Coronavirus: Which countries have begun administering vaccines and which are leading the pack

As the number of COVID-19 cases nears the 100 million mark, an unprecedented vaccination blitz is underway in many countries across the globe.

Our World In Data (OWID), which pulls figures from official government sources, is currently tracking more than 50 countries which are actively vaccinating segments of their populations. 

They range from the tiny island nation of Bahrain to the United States. New Zealand, however, isn't among them and won't likely start receiving batches until March. 

Not every country with a campaign underway is rolling out the same vaccine and some are currently only targeting essential workers. However, all have a laser-like focus on protecting their citizens from the SARS-CoV-2 virus.

OWID groups countries into categories depending on the availability of vaccines to their populations. Just Bahrain has universal availability, while Saudi Arabia, Italy, the United Kingdom and Costa Rica are vaccinating key workers, clinically vulnerable groups and the elderly. Other countries are either vaccinating one or two of these groups, or have not begun their vaccination campaign at all.

In terms of share of the population which has received at least one dose of a COVID-19 vaccine, Israel is ahead of the pack. OWID reports that as of January 18, 24.91 percent of the country's population has received at least one vaccine dose. 

Having a single dose doesn't automatically mean someone is fully vaccinated, however. Israel, like many countries, is using the Pfizer/BioNTech vaccine which requires two doses. Others, like the Johnson & Johnson vaccine, require patients to have just a single jab.

With more than 2.1 million people having received a single dose, there are several explanations for Israel's so far successful vaccination campaign, such as the small size of the country making the logistics of distributing the vaccine more straight-forward and its digitised health sector network. 

Behind Israel, the United Arab Emirates has the highest share of people who have had at least one dose, followed by Bahrain, Gibraltar and Northern Ireland. 

But in terms of the raw number of people who have at least one jab, the United Kingdom is way out in front with 4.06 million people. 

There's been a concerted effort by the Brits to vaccinate all vulnerable groups as quickly as possible in light of the highly transmissible variant found there late last year.

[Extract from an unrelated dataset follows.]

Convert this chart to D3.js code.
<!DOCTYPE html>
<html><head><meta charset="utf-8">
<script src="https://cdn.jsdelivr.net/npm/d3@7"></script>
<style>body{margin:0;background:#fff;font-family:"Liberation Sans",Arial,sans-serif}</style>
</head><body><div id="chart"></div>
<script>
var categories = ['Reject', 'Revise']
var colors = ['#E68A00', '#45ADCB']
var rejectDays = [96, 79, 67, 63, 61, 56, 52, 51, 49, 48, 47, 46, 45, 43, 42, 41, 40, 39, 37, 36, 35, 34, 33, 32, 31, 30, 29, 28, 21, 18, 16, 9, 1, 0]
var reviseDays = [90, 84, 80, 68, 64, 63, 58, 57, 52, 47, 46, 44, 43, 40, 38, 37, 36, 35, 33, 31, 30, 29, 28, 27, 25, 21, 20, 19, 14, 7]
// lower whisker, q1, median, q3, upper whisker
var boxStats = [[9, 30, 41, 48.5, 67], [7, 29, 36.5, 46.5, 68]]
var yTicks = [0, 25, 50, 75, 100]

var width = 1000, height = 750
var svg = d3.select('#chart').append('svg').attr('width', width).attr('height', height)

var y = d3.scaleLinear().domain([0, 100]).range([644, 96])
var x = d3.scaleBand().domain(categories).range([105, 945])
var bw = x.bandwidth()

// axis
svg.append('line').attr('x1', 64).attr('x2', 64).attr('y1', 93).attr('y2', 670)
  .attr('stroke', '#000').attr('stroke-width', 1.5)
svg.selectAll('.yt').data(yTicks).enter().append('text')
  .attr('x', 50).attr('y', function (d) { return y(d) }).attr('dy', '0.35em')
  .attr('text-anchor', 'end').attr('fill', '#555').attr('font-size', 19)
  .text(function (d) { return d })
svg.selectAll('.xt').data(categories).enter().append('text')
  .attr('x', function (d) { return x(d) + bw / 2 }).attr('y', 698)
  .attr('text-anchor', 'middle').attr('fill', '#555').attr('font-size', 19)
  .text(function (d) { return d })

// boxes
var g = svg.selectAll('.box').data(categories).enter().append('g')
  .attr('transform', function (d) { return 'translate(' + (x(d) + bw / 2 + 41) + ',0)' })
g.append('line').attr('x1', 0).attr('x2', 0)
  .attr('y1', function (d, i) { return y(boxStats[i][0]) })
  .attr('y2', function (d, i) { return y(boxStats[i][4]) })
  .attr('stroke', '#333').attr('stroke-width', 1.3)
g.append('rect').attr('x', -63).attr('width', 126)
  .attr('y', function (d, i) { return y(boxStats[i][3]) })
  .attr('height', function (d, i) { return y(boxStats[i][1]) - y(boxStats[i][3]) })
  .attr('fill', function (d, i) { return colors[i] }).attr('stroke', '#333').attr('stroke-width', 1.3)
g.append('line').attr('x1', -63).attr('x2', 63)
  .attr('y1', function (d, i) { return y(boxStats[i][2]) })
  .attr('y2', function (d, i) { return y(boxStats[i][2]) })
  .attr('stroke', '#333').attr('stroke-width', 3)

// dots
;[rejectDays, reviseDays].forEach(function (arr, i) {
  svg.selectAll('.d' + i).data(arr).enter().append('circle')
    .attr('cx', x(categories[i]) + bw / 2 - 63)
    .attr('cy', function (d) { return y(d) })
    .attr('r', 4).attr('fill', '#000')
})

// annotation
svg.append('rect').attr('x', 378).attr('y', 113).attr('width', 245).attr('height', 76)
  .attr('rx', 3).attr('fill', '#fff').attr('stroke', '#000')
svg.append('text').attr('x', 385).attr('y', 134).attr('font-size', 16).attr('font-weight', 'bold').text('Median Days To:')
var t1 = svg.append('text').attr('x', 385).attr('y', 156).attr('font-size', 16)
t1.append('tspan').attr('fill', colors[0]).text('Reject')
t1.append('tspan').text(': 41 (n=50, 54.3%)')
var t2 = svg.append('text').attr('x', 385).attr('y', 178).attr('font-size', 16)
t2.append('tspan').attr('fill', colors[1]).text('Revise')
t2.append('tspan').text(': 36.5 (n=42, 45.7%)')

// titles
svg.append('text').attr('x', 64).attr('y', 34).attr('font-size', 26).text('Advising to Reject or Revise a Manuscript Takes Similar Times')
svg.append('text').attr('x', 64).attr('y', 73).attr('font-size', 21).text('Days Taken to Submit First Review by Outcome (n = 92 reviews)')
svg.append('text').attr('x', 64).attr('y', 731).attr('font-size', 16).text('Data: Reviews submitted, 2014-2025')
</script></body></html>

When announcing a nationwide lockdown earlier in January, Prime Minister Boris Johnson said restrictions would likely only be removed in February if the vaccine rollout went to plan.

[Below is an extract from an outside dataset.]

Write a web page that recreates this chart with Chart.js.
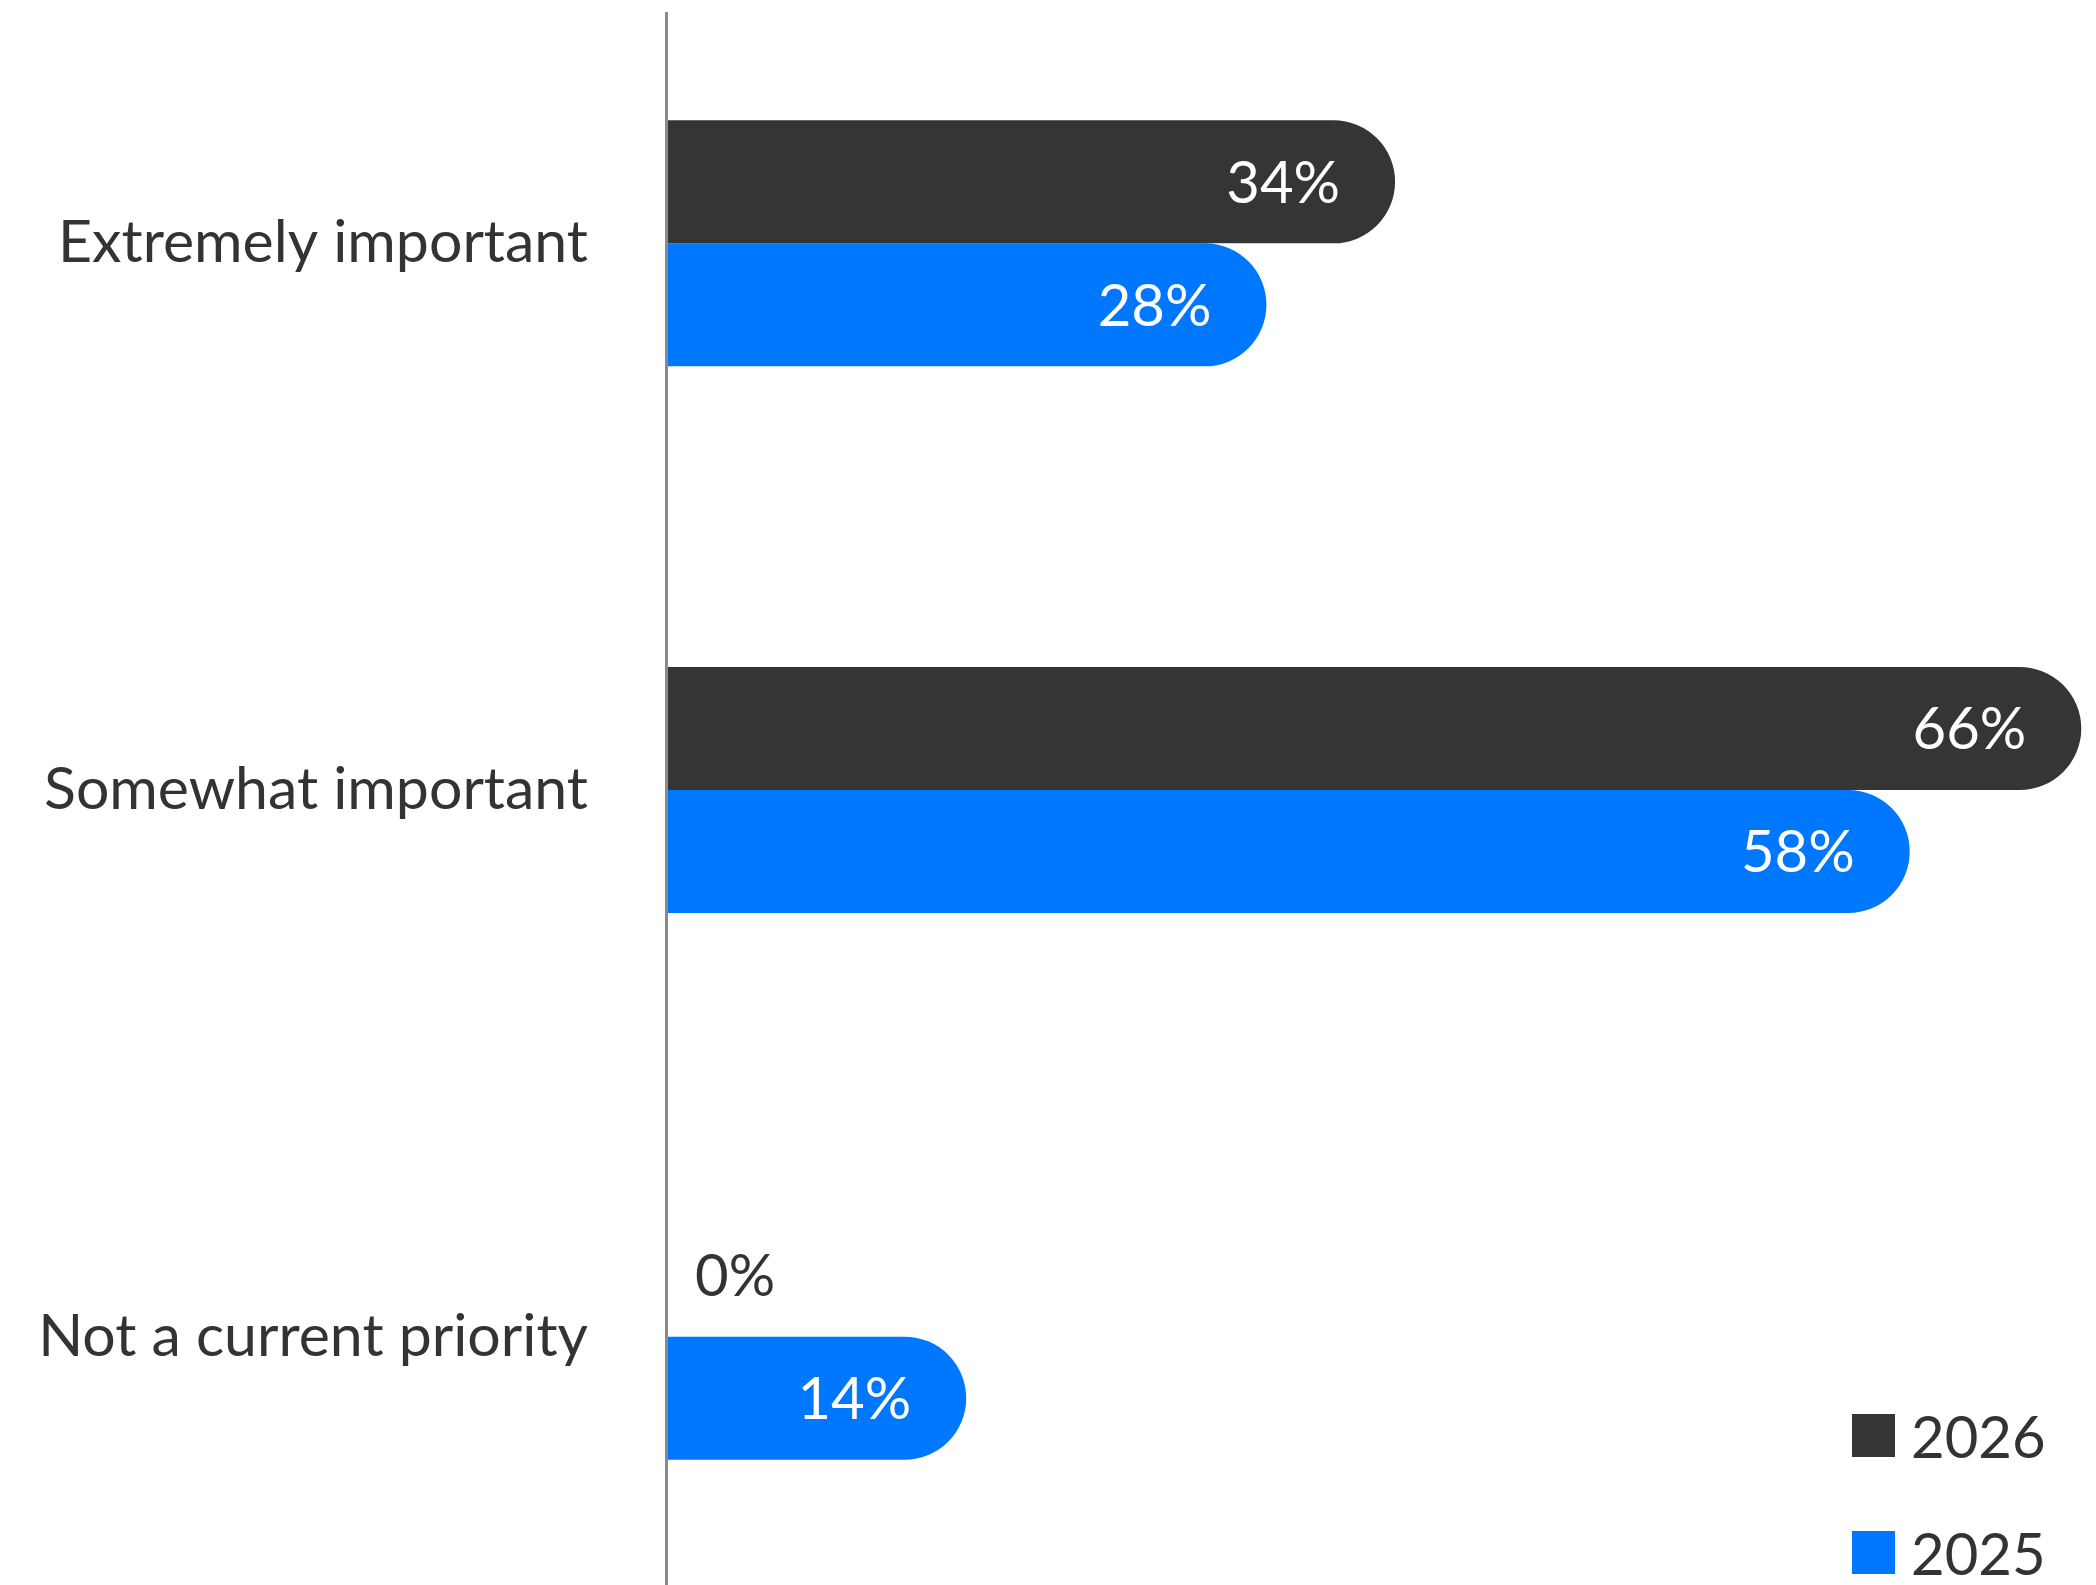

OWID is also tracking the share of the population which have "received all doses prescribed by the vaccination protocol". It doesn't include countries which don't report the breakdown of first and second doses. 

Again, Israel is in front with 4.52 percent of its population having received all necessary doses. It's followed by the UAE, the UK, and the US.

Of particular concern during the vaccine blitz is that less wealthy countries may be among the last to get access. World Health Organization Director-General Tedros Adhanom Ghebreyesus warned the world is on the brink of "catastrophic moral failure" in sharing COVID-19 vaccines and urged countries and manufacturers to spread doses more fairly around the world.

Opposition MPs in New Zealand have criticised the Government for not yet having vaccines in the country. Aotearoa has invested in vaccines from Pfizer/BioNTech, Janssen, the University of Oxford/AstraZeneca, and Novavax. 

ACT leader David Seymour this week questioned whether Aotearoa's timeline for delivery is based on supply constraints or because we've signed contracts that give the drug companies discretion to decide which countries need vaccines most. 

A New Zealand Ministry of Health spokesperson says there are a number of factors that may impact when Aotearoa receives its first doses. 

"It is a range and combination of variables that we and companies have to weigh up that reflect the global situation, the speed at which companies can produce and deliver vaccines, the risk profile of each country, the regulation process in each country and the rate and severity of infection."

Many countries struggling with the pandemic got their vaccination campaigns underway in December via 'emergency-use authorisation'. However, New Zealand - which doesn't have any community cases of COVID-19 - doesn't have such a method and will instead likely use a "provisional approval route", which sets a time limit and allows health authorities to place conditions on the approval.

Medsafe is waiting on data from vaccine developers for regulators to make an assessment and clear the vaccines for use.